** START **
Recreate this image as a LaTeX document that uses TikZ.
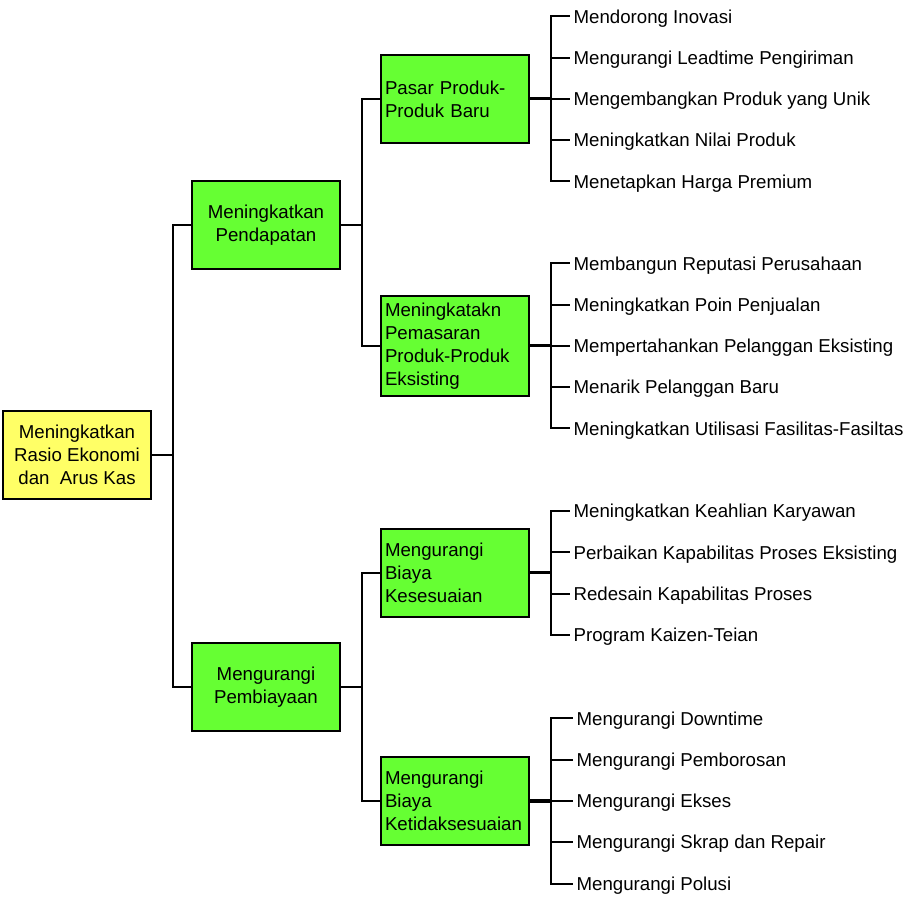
\documentclass[tikz,border=0pt]{standalone}
\usepackage{fontspec}
\setmainfont{Liberation Sans}
\usepackage{xcolor}
\usepackage{tikz}
\definecolor{rootyellow}{HTML}{FFFF66}
\definecolor{boxgreen}{HTML}{66FF33}

\begin{document}
\begin{tikzpicture}[x=0.75pt,y=-0.75pt,
	font=\fontsize{14}{17.25}\selectfont,
	box/.style={draw,line width=1.5pt,minimum width=111pt,minimum height=66pt,inner sep=3pt},
	rootbox/.style={box,fill=rootyellow,align=center},
	midbox/.style={box,fill=boxgreen,align=center},
	subbox/.style={box,fill=boxgreen,text width=105pt,align=left},
	leaf/.style={anchor=west,inner sep=2.5pt,text height=10pt,text depth=0pt},
	link/.style={line width=1.5pt},
	stub/.style={line width=2.25pt}]
	\useasboundingbox (0,0) rectangle (908,898);
	% kotak utama
	\node[rootbox] (rasio) at (77,455) {Meningkatkan\\Rasio Ekonomi\\dan~ Arus Kas};
	\node[midbox] (pendapatan) at (266,225.5) {Meningkatkan\\Pendapatan};
	\node[midbox] (pembiayaan) at (266,687.5) {Mengurangi\\Pembiayaan};
	\node[subbox] (baru) at (455,99) {Pasar Produk-\\Produk Baru};
	\node[subbox,minimum height=75pt] (eksisting) at (455,346) {Meningkatakn\\Pemasaran\\Produk-Produk\\Eksisting};
	\node[subbox] (sesuai) at (455,573) {Mengurangi\\Biaya\\Kesesuaian};
	\node[subbox] (tidaksesuai) at (455,801) {Mengurangi\\Biaya\\Ketidaksesuaian};
	% titik cabang
	\coordinate (j0) at (173,455);
	\coordinate (j1) at (362,225.5);
	\coordinate (j2) at (362,687.5);
	\coordinate (jbaru) at (551,99);
	\coordinate (jeks) at (551,346);
	\coordinate (jses) at (551,573);
	\coordinate (jtid) at (551,801);
	% daun
	\node[leaf] (ba1) at (570,16.5) {Mendorong Inovasi};
	\node[leaf] (ba2) at (570,57.75) {Mengurangi Leadtime Pengiriman};
	\node[leaf] (ba3) at (570,99) {Mengembangkan Produk yang Unik};
	\node[leaf] (ba4) at (570,140.25) {Meningkatkan Nilai Produk};
	\node[leaf] (ba5) at (570,181.5) {Menetapkan Harga Premium};
	\node[leaf] (ek1) at (570,263.5) {Membangun Reputasi Perusahaan};
	\node[leaf] (ek2) at (570,304.75) {Meningkatkan Poin Penjualan};
	\node[leaf] (ek3) at (570,346) {Mempertahankan Pelanggan Eksisting};
	\node[leaf] (ek4) at (570,387.25) {Menarik Pelanggan Baru};
	\node[leaf] (ek5) at (570,428.5) {Meningkatkan Utilisasi Fasilitas-Fasiltas};
	\node[leaf] (se1) at (570,511.1) {Meningkatkan Keahlian Karyawan};
	\node[leaf] (se2) at (570,552.4) {Perbaikan Kapabilitas Proses Eksisting};
	\node[leaf] (se3) at (570,593.6) {Redesain Kapabilitas Proses};
	\node[leaf] (se4) at (570,634.9) {Program Kaizen-Teian};
	\node[leaf] (ti1) at (573,718.5) {Mengurangi Downtime};
	\node[leaf] (ti2) at (573,759.75) {Mengurangi Pemborosan};
	\node[leaf] (ti3) at (573,801) {Mengurangi Ekses};
	\node[leaf] (ti4) at (573,842.25) {Mengurangi Skrap dan Repair};
	\node[leaf] (ti5) at (573,883.5) {Mengurangi Polusi};
	% garis
	\draw[link] (rasio.east) -- (j0);
	\draw[link] (j0) |- (pendapatan.west);
	\draw[link] (j0) |- (pembiayaan.west);
	\draw[link] (pendapatan.east) -- (j1);
	\draw[link] (j1) |- (baru.west);
	\draw[link] (j1) |- (eksisting.west);
	\draw[link] (pembiayaan.east) -- (j2);
	\draw[link] (j2) |- (sesuai.west);
	\draw[link] (j2) |- (tidaksesuai.west);
	\draw[stub] (baru.east) -- (jbaru);
	\draw[stub] (eksisting.east) -- (jeks);
	\draw[stub] (sesuai.east) -- (jses);
	\draw[stub] (tidaksesuai.east) -- (jtid);
	\draw[link] (jbaru) |- (ba1.west);
	\draw[link] (jbaru) |- (ba2.west);
	\draw[link] (jbaru) |- (ba3.west);
	\draw[link] (jbaru) |- (ba4.west);
	\draw[link] (jbaru) |- (ba5.west);
	\draw[link] (jeks) |- (ek1.west);
	\draw[link] (jeks) |- (ek2.west);
	\draw[link] (jeks) |- (ek3.west);
	\draw[link] (jeks) |- (ek4.west);
	\draw[link] (jeks) |- (ek5.west);
	\draw[link] (jses) |- (se1.west);
	\draw[link] (jses) |- (se2.west);
	\draw[link] (jses) |- (se3.west);
	\draw[link] (jses) |- (se4.west);
	\draw[link] (jtid) |- (ti1.west);
	\draw[link] (jtid) |- (ti2.west);
	\draw[link] (jtid) |- (ti3.west);
	\draw[link] (jtid) |- (ti4.west);
	\draw[link] (jtid) |- (ti5.west);
\end{tikzpicture}
\end{document}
** END **
Description of the task: Set the listing down in full and exactly. Pictures within it should not appear in the copy.

Solution:
Recreate this image as a LaTeX document that uses TikZ.
\documentclass[tikz,border=0pt]{standalone}
\usepackage{fontspec}
\setmainfont{Liberation Sans}
\usepackage{xcolor}
\usepackage{tikz}
\definecolor{rootyellow}{HTML}{FFFF66}
\definecolor{boxgreen}{HTML}{66FF33}

\begin{document}
\begin{tikzpicture}[x=0.75pt,y=-0.75pt,
	font=\fontsize{14}{17.25}\selectfont,
	box/.style={draw,line width=1.5pt,minimum width=111pt,minimum height=66pt,inner sep=3pt},
	rootbox/.style={box,fill=rootyellow,align=center},
	midbox/.style={box,fill=boxgreen,align=center},
	subbox/.style={box,fill=boxgreen,text width=105pt,align=left},
	leaf/.style={anchor=west,inner sep=2.5pt,text height=10pt,text depth=0pt},
	link/.style={line width=1.5pt},
	stub/.style={line width=2.25pt}]
	\useasboundingbox (0,0) rectangle (908,898);
	% kotak utama
	\node[rootbox] (rasio) at (77,455) {Meningkatkan\\Rasio Ekonomi\\dan~ Arus Kas};
	\node[midbox] (pendapatan) at (266,225.5) {Meningkatkan\\Pendapatan};
	\node[midbox] (pembiayaan) at (266,687.5) {Mengurangi\\Pembiayaan};
	\node[subbox] (baru) at (455,99) {Pasar Produk-\\Produk Baru};
	\node[subbox,minimum height=75pt] (eksisting) at (455,346) {Meningkatakn\\Pemasaran\\Produk-Produk\\Eksisting};
	\node[subbox] (sesuai) at (455,573) {Mengurangi\\Biaya\\Kesesuaian};
	\node[subbox] (tidaksesuai) at (455,801) {Mengurangi\\Biaya\\Ketidaksesuaian};
	% titik cabang
	\coordinate (j0) at (173,455);
	\coordinate (j1) at (362,225.5);
	\coordinate (j2) at (362,687.5);
	\coordinate (jbaru) at (551,99);
	\coordinate (jeks) at (551,346);
	\coordinate (jses) at (551,573);
	\coordinate (jtid) at (551,801);
	% daun
	\node[leaf] (ba1) at (570,16.5) {Mendorong Inovasi};
	\node[leaf] (ba2) at (570,57.75) {Mengurangi Leadtime Pengiriman};
	\node[leaf] (ba3) at (570,99) {Mengembangkan Produk yang Unik};
	\node[leaf] (ba4) at (570,140.25) {Meningkatkan Nilai Produk};
	\node[leaf] (ba5) at (570,181.5) {Menetapkan Harga Premium};
	\node[leaf] (ek1) at (570,263.5) {Membangun Reputasi Perusahaan};
	\node[leaf] (ek2) at (570,304.75) {Meningkatkan Poin Penjualan};
	\node[leaf] (ek3) at (570,346) {Mempertahankan Pelanggan Eksisting};
	\node[leaf] (ek4) at (570,387.25) {Menarik Pelanggan Baru};
	\node[leaf] (ek5) at (570,428.5) {Meningkatkan Utilisasi Fasilitas-Fasiltas};
	\node[leaf] (se1) at (570,511.1) {Meningkatkan Keahlian Karyawan};
	\node[leaf] (se2) at (570,552.4) {Perbaikan Kapabilitas Proses Eksisting};
	\node[leaf] (se3) at (570,593.6) {Redesain Kapabilitas Proses};
	\node[leaf] (se4) at (570,634.9) {Program Kaizen-Teian};
	\node[leaf] (ti1) at (573,718.5) {Mengurangi Downtime};
	\node[leaf] (ti2) at (573,759.75) {Mengurangi Pemborosan};
	\node[leaf] (ti3) at (573,801) {Mengurangi Ekses};
	\node[leaf] (ti4) at (573,842.25) {Mengurangi Skrap dan Repair};
	\node[leaf] (ti5) at (573,883.5) {Mengurangi Polusi};
	% garis
	\draw[link] (rasio.east) -- (j0);
	\draw[link] (j0) |- (pendapatan.west);
	\draw[link] (j0) |- (pembiayaan.west);
	\draw[link] (pendapatan.east) -- (j1);
	\draw[link] (j1) |- (baru.west);
	\draw[link] (j1) |- (eksisting.west);
	\draw[link] (pembiayaan.east) -- (j2);
	\draw[link] (j2) |- (sesuai.west);
	\draw[link] (j2) |- (tidaksesuai.west);
	\draw[stub] (baru.east) -- (jbaru);
	\draw[stub] (eksisting.east) -- (jeks);
	\draw[stub] (sesuai.east) -- (jses);
	\draw[stub] (tidaksesuai.east) -- (jtid);
	\draw[link] (jbaru) |- (ba1.west);
	\draw[link] (jbaru) |- (ba2.west);
	\draw[link] (jbaru) |- (ba3.west);
	\draw[link] (jbaru) |- (ba4.west);
	\draw[link] (jbaru) |- (ba5.west);
	\draw[link] (jeks) |- (ek1.west);
	\draw[link] (jeks) |- (ek2.west);
	\draw[link] (jeks) |- (ek3.west);
	\draw[link] (jeks) |- (ek4.west);
	\draw[link] (jeks) |- (ek5.west);
	\draw[link] (jses) |- (se1.west);
	\draw[link] (jses) |- (se2.west);
	\draw[link] (jses) |- (se3.west);
	\draw[link] (jses) |- (se4.west);
	\draw[link] (jtid) |- (ti1.west);
	\draw[link] (jtid) |- (ti2.west);
	\draw[link] (jtid) |- (ti3.west);
	\draw[link] (jtid) |- (ti4.west);
	\draw[link] (jtid) |- (ti5.west);
\end{tikzpicture}
\end{document}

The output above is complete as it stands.